Sun Sentinel Broward Edition

Supreme Court refuses to rule on partisan maps

- By David G. Savage Washington Bureau

WASHINGTON — In a setback for political reformers, the Supreme Court refused Monday to strike down partisan gerrymande­ring as unconstitu­tional and set aside cases from Wisconsin and Maryland for procedural reasons.

In Wisconsin, several Democratic voters sued to challenge a Republican­drawn election map that assured the GOP would win 60 percent of the seats in the state Assembly, even when the Democrats won a slim majority of the votes statewide.

In Maryland, several Republican voters had challenged a Democratic scheme to redraw a congressio­nal election district so as to defeat a veteran Republican and replace him with a Democrat.

The justices decided unanimousl­y that both cases were flawed. In Gill v. Whitford from Wisconsin, Chief Justice John Roberts said voters had standing to sue only over the make-up of their own voting district, not the statewide map, as the plaintiffs had done.

In the Maryland case, Benisek v. Lamone, the justices agreed that the lower court properly refused to change the districts prior to the 2018 election.

The outcome left the high court largely where it began on gerrymande­ring: split 4-4 between Democratic- and Republican-appointed justices, and still waiting for Justice Anthony Kennedy to decide when partisan gerrymande­ring crosses the constituti­onal line.

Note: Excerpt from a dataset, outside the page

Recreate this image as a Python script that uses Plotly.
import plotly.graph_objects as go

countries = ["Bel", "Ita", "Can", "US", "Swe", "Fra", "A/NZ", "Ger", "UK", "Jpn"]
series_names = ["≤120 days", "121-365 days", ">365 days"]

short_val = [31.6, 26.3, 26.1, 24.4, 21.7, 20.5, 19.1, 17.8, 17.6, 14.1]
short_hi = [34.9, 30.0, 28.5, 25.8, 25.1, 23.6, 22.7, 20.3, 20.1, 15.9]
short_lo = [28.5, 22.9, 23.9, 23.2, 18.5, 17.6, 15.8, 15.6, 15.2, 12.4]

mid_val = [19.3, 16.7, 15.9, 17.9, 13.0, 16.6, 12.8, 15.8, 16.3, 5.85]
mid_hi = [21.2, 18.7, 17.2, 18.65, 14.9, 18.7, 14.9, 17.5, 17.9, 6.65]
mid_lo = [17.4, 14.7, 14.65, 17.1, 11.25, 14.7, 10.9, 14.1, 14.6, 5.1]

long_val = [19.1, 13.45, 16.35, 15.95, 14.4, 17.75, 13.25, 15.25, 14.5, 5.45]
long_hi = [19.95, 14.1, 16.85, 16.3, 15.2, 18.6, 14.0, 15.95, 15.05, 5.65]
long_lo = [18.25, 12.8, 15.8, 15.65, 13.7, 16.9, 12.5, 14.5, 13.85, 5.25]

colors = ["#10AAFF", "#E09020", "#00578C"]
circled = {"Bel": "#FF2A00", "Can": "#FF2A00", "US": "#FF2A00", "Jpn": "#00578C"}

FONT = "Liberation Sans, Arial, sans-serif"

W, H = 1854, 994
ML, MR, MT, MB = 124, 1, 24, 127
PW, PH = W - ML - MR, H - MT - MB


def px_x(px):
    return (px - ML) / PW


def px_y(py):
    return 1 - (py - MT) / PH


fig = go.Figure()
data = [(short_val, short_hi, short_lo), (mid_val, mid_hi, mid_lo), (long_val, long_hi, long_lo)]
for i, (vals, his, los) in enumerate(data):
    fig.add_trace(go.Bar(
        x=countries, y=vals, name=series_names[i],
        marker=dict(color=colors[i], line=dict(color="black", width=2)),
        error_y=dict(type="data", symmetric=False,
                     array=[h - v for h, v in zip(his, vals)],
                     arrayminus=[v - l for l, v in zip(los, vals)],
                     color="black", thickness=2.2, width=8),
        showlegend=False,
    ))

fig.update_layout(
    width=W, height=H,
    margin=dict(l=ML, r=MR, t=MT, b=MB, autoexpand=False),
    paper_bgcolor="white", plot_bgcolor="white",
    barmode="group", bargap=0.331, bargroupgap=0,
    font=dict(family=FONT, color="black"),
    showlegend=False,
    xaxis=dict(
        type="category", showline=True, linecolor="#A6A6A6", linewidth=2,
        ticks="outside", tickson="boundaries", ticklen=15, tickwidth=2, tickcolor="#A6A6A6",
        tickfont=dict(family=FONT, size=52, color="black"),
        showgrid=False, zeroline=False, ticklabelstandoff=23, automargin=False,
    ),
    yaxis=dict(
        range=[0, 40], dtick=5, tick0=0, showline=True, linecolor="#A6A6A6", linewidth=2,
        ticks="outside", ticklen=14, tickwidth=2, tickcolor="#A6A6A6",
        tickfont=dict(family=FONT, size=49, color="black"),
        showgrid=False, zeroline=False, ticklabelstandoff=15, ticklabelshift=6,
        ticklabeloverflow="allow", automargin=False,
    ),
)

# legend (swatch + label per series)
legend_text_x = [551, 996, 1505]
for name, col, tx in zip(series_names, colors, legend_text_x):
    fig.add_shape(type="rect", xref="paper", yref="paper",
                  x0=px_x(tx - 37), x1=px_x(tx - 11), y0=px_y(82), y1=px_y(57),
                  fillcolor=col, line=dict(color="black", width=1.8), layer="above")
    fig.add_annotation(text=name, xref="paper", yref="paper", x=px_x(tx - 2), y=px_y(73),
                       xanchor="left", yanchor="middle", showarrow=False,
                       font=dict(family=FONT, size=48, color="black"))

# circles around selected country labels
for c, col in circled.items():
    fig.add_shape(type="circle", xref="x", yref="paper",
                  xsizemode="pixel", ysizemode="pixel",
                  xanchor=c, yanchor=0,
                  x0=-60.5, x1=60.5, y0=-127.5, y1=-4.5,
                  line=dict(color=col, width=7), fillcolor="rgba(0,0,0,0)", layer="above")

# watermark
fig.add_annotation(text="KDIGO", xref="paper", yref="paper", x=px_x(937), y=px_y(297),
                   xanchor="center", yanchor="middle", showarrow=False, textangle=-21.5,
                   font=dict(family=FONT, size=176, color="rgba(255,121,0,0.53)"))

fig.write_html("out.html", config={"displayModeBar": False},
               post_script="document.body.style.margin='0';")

The four conservati­ves believe drawing election districts is inherently a political decision, and courts should stand aside.

The four liberals believe that drawing election districts to ensure one party’s victory violates the basic principles of democracy. “At its most extreme, the practice amounts to rigging elections,” Justice Elena Kagan said Monday in a concurring opinion.

Kennedy has repeatedly said he is troubled by election maps that are drawn for purely partisan advantage, but he has always stopped short of voting to strike down an election district as unconstitu­tionally partisan. He said nothing Monday, except to join the court’s 9-0 opinion in the Wisconsin case as well as a brief, unsigned decision in the Maryland case.

The court’s failure to rule on the broader issue is a victory of sorts for Republican­s and a defeat for Democrats because the GOP has had a big advantage in the closely divided states, largely thanks to partisan gerrymande­ring done after the 2010 census.